When he comes downstairs out of curiosity late that night, Rex takes Olaf hostage and tries to convince Alia to let him go. The noise attracts the family, and as he is threatening to kill Olaf unless he is set free, Rex's strength fails him and he drops the child. As the parents take Olaf to the hospital to treat his wounds, Alia tends to Rex, confessing that she likes him while explaining her family's ways.

Alia explains that her cannibalistic family, particularly Pati, kidnap American tourists to eat and that Rex is the latest victim. Alia is an outcast due to her non-violent tendencies and has been forced to be Pati's feeder. Driven by compassion, Alia gives Rex a knife for defense. When the family comes back, Rex kills the uncle with the knife and escapes the room. He then kills the father and both of the twins with a nailgun while Alia strangles her mother. The commotion draws out Pati, and in the ensuing struggle, Rex kills him with the sharp bone of his own amputated leg that he discovers in the family fridge.
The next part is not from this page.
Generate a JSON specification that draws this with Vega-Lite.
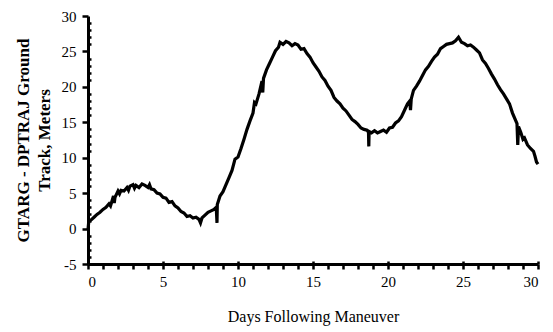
{
  "$schema": "https://vega.github.io/schema/vega-lite/v6.json",
  "autosize": "none",
  "width": 450,
  "height": 248,
  "padding": {"left": 88, "top": 16, "right": 15, "bottom": 68},
  "background": "white",
  "config": {"view": {"stroke": null}, "axis": {"grid": false}},
  "data": {"values": [
    {"day": 0.0, "m": -0.2}, {"day": 0.05, "m": 1.0}, {"day": 0.2, "m": 1.2}, {"day": 0.4, "m": 1.6},
    {"day": 0.6, "m": 2.0}, {"day": 0.8, "m": 2.3}, {"day": 1.0, "m": 2.7}, {"day": 1.2, "m": 3.0},
    {"day": 1.4, "m": 3.5}, {"day": 1.5, "m": 3.2}, {"day": 1.6, "m": 3.9}, {"day": 1.7, "m": 4.6},
    {"day": 1.75, "m": 3.6}, {"day": 1.8, "m": 4.4}, {"day": 2.0, "m": 5.3}, {"day": 2.1, "m": 4.9},
    {"day": 2.2, "m": 5.4}, {"day": 2.4, "m": 5.3}, {"day": 2.6, "m": 5.8}, {"day": 2.7, "m": 5.4},
    {"day": 2.8, "m": 6.0}, {"day": 3.0, "m": 6.2}, {"day": 3.1, "m": 5.7}, {"day": 3.2, "m": 6.1},
    {"day": 3.4, "m": 5.8}, {"day": 3.6, "m": 6.3}, {"day": 3.8, "m": 6.1}, {"day": 4.0, "m": 5.8},
    {"day": 4.1, "m": 6.2}, {"day": 4.2, "m": 5.6}, {"day": 4.4, "m": 5.5}, {"day": 4.6, "m": 5.0},
    {"day": 4.8, "m": 4.9}, {"day": 5.0, "m": 4.4}, {"day": 5.2, "m": 4.3}, {"day": 5.4, "m": 3.7},
    {"day": 5.6, "m": 3.8}, {"day": 5.8, "m": 3.2}, {"day": 6.0, "m": 2.9}, {"day": 6.2, "m": 2.4},
    {"day": 6.4, "m": 2.2}, {"day": 6.6, "m": 1.7}, {"day": 6.8, "m": 1.8}, {"day": 7.0, "m": 1.5},
    {"day": 7.2, "m": 1.6}, {"day": 7.4, "m": 1.3}, {"day": 7.5, "m": 0.8}, {"day": 7.6, "m": 1.5},
    {"day": 7.8, "m": 1.9}, {"day": 8.0, "m": 2.3}, {"day": 8.2, "m": 2.5}, {"day": 8.4, "m": 2.7},
    {"day": 8.55, "m": 3.0}, {"day": 8.6, "m": 0.8}, {"day": 8.62, "m": 3.4}, {"day": 8.8, "m": 4.6},
    {"day": 9.0, "m": 5.2}, {"day": 9.2, "m": 6.2}, {"day": 9.4, "m": 7.2}, {"day": 9.6, "m": 8.2},
    {"day": 9.8, "m": 9.8}, {"day": 10.0, "m": 10.1}, {"day": 10.2, "m": 11.3}, {"day": 10.4, "m": 12.6},
    {"day": 10.6, "m": 14.0}, {"day": 10.8, "m": 15.2}, {"day": 11.0, "m": 16.3}, {"day": 11.1, "m": 17.8},
    {"day": 11.2, "m": 17.6}, {"day": 11.4, "m": 19.0}, {"day": 11.6, "m": 20.8}, {"day": 11.65, "m": 19.2},
    {"day": 11.7, "m": 21.2}, {"day": 11.9, "m": 22.4}, {"day": 12.1, "m": 23.3}, {"day": 12.3, "m": 24.2},
    {"day": 12.5, "m": 25.1}, {"day": 12.7, "m": 25.6}, {"day": 12.8, "m": 26.3}, {"day": 13.0, "m": 26.0},
    {"day": 13.2, "m": 26.4}, {"day": 13.4, "m": 26.2}, {"day": 13.6, "m": 25.8}, {"day": 13.8, "m": 26.1},
    {"day": 14.0, "m": 25.9}, {"day": 14.2, "m": 25.3}, {"day": 14.4, "m": 25.4}, {"day": 14.6, "m": 24.7},
    {"day": 14.8, "m": 24.2}, {"day": 15.0, "m": 23.4}, {"day": 15.2, "m": 22.8}, {"day": 15.4, "m": 22.2},
    {"day": 15.6, "m": 21.4}, {"day": 15.8, "m": 20.9}, {"day": 16.0, "m": 20.1}, {"day": 16.2, "m": 19.5},
    {"day": 16.4, "m": 18.5}, {"day": 16.6, "m": 18.0}, {"day": 16.8, "m": 17.6}, {"day": 17.0, "m": 17.0},
    {"day": 17.2, "m": 16.6}, {"day": 17.4, "m": 16.0}, {"day": 17.6, "m": 15.4}, {"day": 17.8, "m": 15.1},
    {"day": 18.0, "m": 14.7}, {"day": 18.2, "m": 14.2}, {"day": 18.4, "m": 14.0}, {"day": 18.6, "m": 13.9},
    {"day": 18.7, "m": 13.6}, {"day": 18.72, "m": 11.6}, {"day": 18.74, "m": 13.7}, {"day": 18.9, "m": 13.5},
    {"day": 19.1, "m": 13.8}, {"day": 19.3, "m": 13.5}, {"day": 19.5, "m": 13.7}, {"day": 19.7, "m": 13.9},
    {"day": 19.9, "m": 13.6}, {"day": 20.1, "m": 14.2}, {"day": 20.3, "m": 14.3}, {"day": 20.5, "m": 14.9},
    {"day": 20.7, "m": 15.2}, {"day": 20.9, "m": 15.8}, {"day": 21.1, "m": 16.7}, {"day": 21.3, "m": 17.6},
    {"day": 21.45, "m": 18.0}, {"day": 21.5, "m": 16.7}, {"day": 21.55, "m": 18.3}, {"day": 21.7, "m": 19.5},
    {"day": 21.9, "m": 20.1}, {"day": 22.1, "m": 20.8}, {"day": 22.3, "m": 21.6}, {"day": 22.5, "m": 22.4},
    {"day": 22.7, "m": 22.9}, {"day": 22.9, "m": 23.6}, {"day": 23.1, "m": 24.2}, {"day": 23.3, "m": 24.6},
    {"day": 23.5, "m": 25.4}, {"day": 23.7, "m": 25.7}, {"day": 23.9, "m": 26.0}, {"day": 24.1, "m": 26.1},
    {"day": 24.3, "m": 26.2}, {"day": 24.5, "m": 26.5}, {"day": 24.7, "m": 27.0}, {"day": 24.9, "m": 26.3},
    {"day": 25.1, "m": 26.1}, {"day": 25.3, "m": 25.8}, {"day": 25.5, "m": 25.9}, {"day": 25.7, "m": 25.6},
    {"day": 25.9, "m": 25.2}, {"day": 26.1, "m": 24.8}, {"day": 26.3, "m": 23.8}, {"day": 26.5, "m": 23.3},
    {"day": 26.7, "m": 22.6}, {"day": 26.9, "m": 21.8}, {"day": 27.1, "m": 21.1}, {"day": 27.3, "m": 20.3},
    {"day": 27.5, "m": 19.6}, {"day": 27.7, "m": 19.0}, {"day": 27.9, "m": 18.3}, {"day": 28.1, "m": 17.6},
    {"day": 28.3, "m": 16.3}, {"day": 28.5, "m": 15.3}, {"day": 28.6, "m": 14.8}, {"day": 28.65, "m": 11.8},
    {"day": 28.7, "m": 14.4}, {"day": 28.85, "m": 13.6}, {"day": 29.0, "m": 12.6}, {"day": 29.1, "m": 12.8},
    {"day": 29.3, "m": 11.8}, {"day": 29.5, "m": 11.3}, {"day": 29.7, "m": 10.9}, {"day": 29.8, "m": 10.2},
    {"day": 29.9, "m": 9.4}, {"day": 30.0, "m": 9.1}
  ]},
  "layer": [
    {
      "mark": {"type": "line", "color": "black", "strokeWidth": 3.2},
      "encoding": {
        "order": {"value": null},
        "x": {
          "field": "day", "type": "quantitative",
          "scale": {"domain": [0, 30], "nice": false},
          "axis": {
            "values": [0,1,2,3,4,5,6,7,8,9,10,11,12,13,14,15,16,17,18,19,20,21,22,23,24,25,26,27,28,29,30],
            "labelExpr": "datum.value % 5 === 0 ? '' + datum.value : ''",
            "domainColor": "black", "domainWidth": 3,
            "tickColor": "black", "tickWidth": 2.5, "tickSize": 5,
            "labelFontSize": 15, "labelPadding": 5,
            "title": "Days Following Maneuver",
            "titleFontSize": 16, "titleFontWeight": "normal", "titlePadding": 19
          }
        },
        "y": {
          "field": "m", "type": "quantitative",
          "scale": {"domain": [-5, 30], "nice": false},
          "axis": {
            "values": [-5, 0, 5, 10, 15, 20, 25, 30],
            "labelExpr": "'' + datum.value",
            "domainColor": "black", "domainWidth": 3,
            "tickColor": "black", "tickWidth": 2.5, "tickSize": 6,
            "labelFontSize": 15, "labelPadding": 6,
            "title": ["GTARG - DPTRAJ Ground", "Track, Meters"],
            "titleFontSize": 17, "titleFontWeight": "bold",
            "titleLineHeight": 21, "titlePadding": 8
          }
        }
      }
    },
    {
      "mark": {"type": "line", "color": "black", "opacity": 0},
      "encoding": {
        "order": {"value": null},
        "x": {
          "field": "day", "type": "quantitative",
          "scale": {"domain": [0, 30], "nice": false},
          "axis": {"orient": "bottom", "values": [0, 5, 10, 15, 20, 25, 30], "labels": false, "domain": false, "title": null,
            "tickColor": "black", "tickWidth": 2.5, "tickSize": -3}
        },
        "y": {
          "field": "m", "type": "quantitative",
          "scale": {"domain": [-5, 30], "nice": false},
          "axis": {"orient": "left", "values": [-4,-3,-2,-1,1,2,3,4,6,7,8,9,11,12,13,14,16,17,18,19,21,22,23,24,26,27,28,29],
            "labels": false, "domain": false, "title": null,
            "tickColor": "black", "tickWidth": 2.5, "tickSize": -3}
        }
      }
    }
  ],
  "resolve": {"axis": {"x": "independent", "y": "independent"}},
  "config": {
    "view": {"stroke": null},
    "axis": {"grid": false, "labelFont": "Liberation Serif", "titleFont": "Liberation Serif", "labelColor": "black", "titleColor": "black"}
  }
}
As he and Alia escape and make plans to pick up Olaf from the hospital, Rex is praised by his subconscious entity, who realizes he is no longer needed and disappears. Alia and Rex return to America as a couple with Olaf. At a housewarming party, Alia suddenly imagines killing a guest who seems to be flirting with Rex and Olaf looks at a photo of his former family and muses aloud that it may be time for an "American banquet." In the final shot, a third brother is shown in the photo, implying the twins are actually triplets, and another member of the family is still alive.

==Cast==
- Ben O'Toole as Rex Coen
- Caroline Craig as Mother
- Matthew Sunderland as Father
- Travis Jeffery as Gael / Gideon
- Jack Finsterer as Uncle
- Meg Fraser as Alia
- David Hill as Olli
- Joshua Brennan as Pete
- Ashlee Lollback as Maddy
- Sophia Emberson-Bain as Olivia
- Russ Gallagher as Robert Bell
- Oakley Kwon as Angela Reynolds
- Alan David Lee as William Hudson

==Release==
Bloody Hell was selected at the 25th Bucheon International Fantastic Film Festival (BIFAN) in South Korea, held in July 2021. It was showcased in the World Fantastic Red section of the festival.

== Reception ==
On Rotten Tomatoes the film has an approval rating of 91% based on reviews from 56 critics. The site's critic consensus reads, "For genre fans in the mood to watch some darkly funny mayhem, Bloody Hell lives up to its title in all the best ways."

===Accolades===
Brad Shield was nominated on his work for best cinematography at the 10th AACTA Awards. At the 2021 APRA-AGSC Screen Music Awards, composer Brian Cachia won Best Film Score of the Year. It was also nominated for a Golden Trailer award for best motion poster.